### Instructions for the task
Leave out the pictures and repeat the rest of the material exactly.

--------

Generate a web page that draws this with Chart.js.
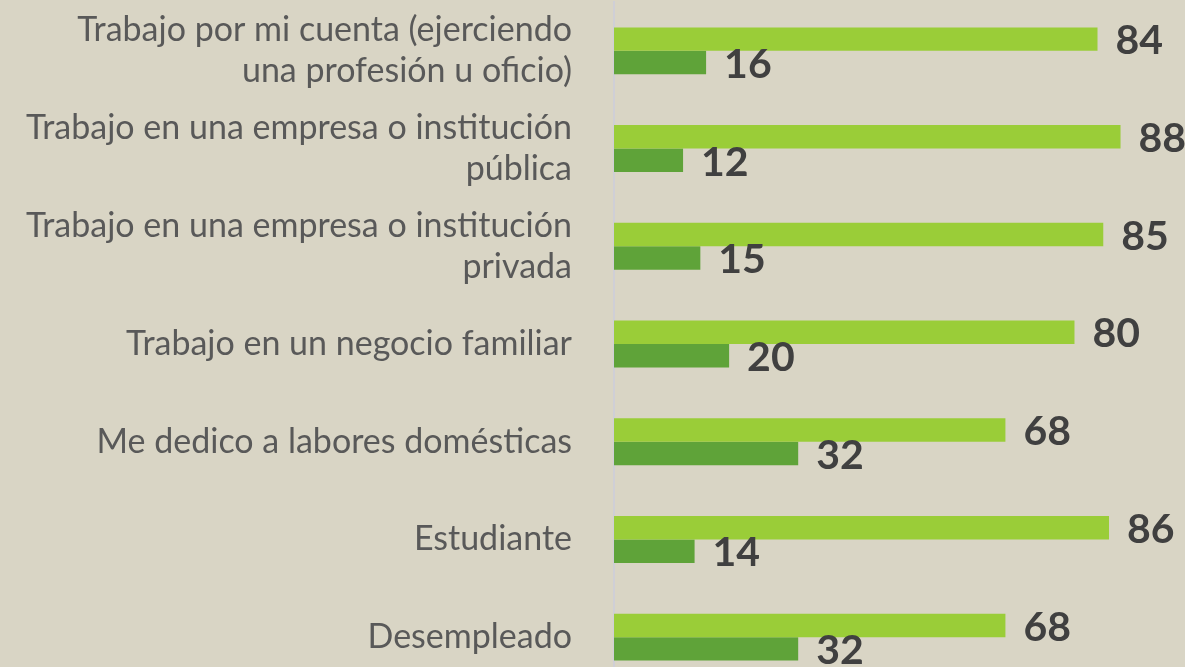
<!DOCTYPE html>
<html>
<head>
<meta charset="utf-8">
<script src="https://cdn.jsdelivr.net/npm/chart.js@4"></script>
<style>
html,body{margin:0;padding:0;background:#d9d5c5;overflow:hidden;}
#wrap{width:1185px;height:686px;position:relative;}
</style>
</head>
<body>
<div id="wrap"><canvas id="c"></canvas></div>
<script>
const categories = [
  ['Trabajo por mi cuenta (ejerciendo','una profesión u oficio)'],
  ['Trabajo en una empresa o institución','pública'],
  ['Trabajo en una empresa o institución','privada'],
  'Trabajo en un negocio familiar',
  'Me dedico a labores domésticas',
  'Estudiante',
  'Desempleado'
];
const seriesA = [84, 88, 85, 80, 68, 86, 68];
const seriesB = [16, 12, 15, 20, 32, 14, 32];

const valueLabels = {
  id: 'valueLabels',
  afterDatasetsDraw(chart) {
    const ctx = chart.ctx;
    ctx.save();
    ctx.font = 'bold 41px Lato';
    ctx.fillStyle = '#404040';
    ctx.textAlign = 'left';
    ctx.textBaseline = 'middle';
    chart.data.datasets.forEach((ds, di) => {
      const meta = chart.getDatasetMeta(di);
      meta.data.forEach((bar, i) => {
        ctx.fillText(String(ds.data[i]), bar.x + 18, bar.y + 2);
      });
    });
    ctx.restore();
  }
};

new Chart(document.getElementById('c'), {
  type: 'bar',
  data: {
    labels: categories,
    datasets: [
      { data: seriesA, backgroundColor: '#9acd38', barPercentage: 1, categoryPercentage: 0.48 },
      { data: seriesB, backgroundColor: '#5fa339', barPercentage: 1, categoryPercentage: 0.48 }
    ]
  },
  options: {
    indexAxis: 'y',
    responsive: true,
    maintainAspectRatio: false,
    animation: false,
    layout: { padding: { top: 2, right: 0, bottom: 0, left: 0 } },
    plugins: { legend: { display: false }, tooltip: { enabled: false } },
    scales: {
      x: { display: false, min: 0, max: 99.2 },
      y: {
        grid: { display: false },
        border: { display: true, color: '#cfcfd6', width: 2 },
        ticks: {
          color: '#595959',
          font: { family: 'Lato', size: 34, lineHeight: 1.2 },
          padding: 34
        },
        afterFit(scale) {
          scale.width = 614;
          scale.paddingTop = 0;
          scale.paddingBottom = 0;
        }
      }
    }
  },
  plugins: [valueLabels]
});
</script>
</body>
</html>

--------

### Task solution
Generate a web page that draws this with Chart.js.
<!DOCTYPE html>
<html>
<head>
<meta charset="utf-8">
<script src="https://cdn.jsdelivr.net/npm/chart.js@4"></script>
<style>
html,body{margin:0;padding:0;background:#d9d5c5;overflow:hidden;}
#wrap{width:1185px;height:686px;position:relative;}
</style>
</head>
<body>
<div id="wrap"><canvas id="c"></canvas></div>
<script>
const categories = [
  ['Trabajo por mi cuenta (ejerciendo','una profesión u oficio)'],
  ['Trabajo en una empresa o institución','pública'],
  ['Trabajo en una empresa o institución','privada'],
  'Trabajo en un negocio familiar',
  'Me dedico a labores domésticas',
  'Estudiante',
  'Desempleado'
];
const seriesA = [84, 88, 85, 80, 68, 86, 68];
const seriesB = [16, 12, 15, 20, 32, 14, 32];

const valueLabels = {
  id: 'valueLabels',
  afterDatasetsDraw(chart) {
    const ctx = chart.ctx;
    ctx.save();
    ctx.font = 'bold 41px Lato';
    ctx.fillStyle = '#404040';
    ctx.textAlign = 'left';
    ctx.textBaseline = 'middle';
    chart.data.datasets.forEach((ds, di) => {
      const meta = chart.getDatasetMeta(di);
      meta.data.forEach((bar, i) => {
        ctx.fillText(String(ds.data[i]), bar.x + 18, bar.y + 2);
      });
    });
    ctx.restore();
  }
};

new Chart(document.getElementById('c'), {
  type: 'bar',
  data: {
    labels: categories,
    datasets: [
      { data: seriesA, backgroundColor: '#9acd38', barPercentage: 1, categoryPercentage: 0.48 },
      { data: seriesB, backgroundColor: '#5fa339', barPercentage: 1, categoryPercentage: 0.48 }
    ]
  },
  options: {
    indexAxis: 'y',
    responsive: true,
    maintainAspectRatio: false,
    animation: false,
    layout: { padding: { top: 2, right: 0, bottom: 0, left: 0 } },
    plugins: { legend: { display: false }, tooltip: { enabled: false } },
    scales: {
      x: { display: false, min: 0, max: 99.2 },
      y: {
        grid: { display: false },
        border: { display: true, color: '#cfcfd6', width: 2 },
        ticks: {
          color: '#595959',
          font: { family: 'Lato', size: 34, lineHeight: 1.2 },
          padding: 34
        },
        afterFit(scale) {
          scale.width = 614;
          scale.paddingTop = 0;
          scale.paddingBottom = 0;
        }
      }
    }
  },
  plugins: [valueLabels]
});
</script>
</body>
</html>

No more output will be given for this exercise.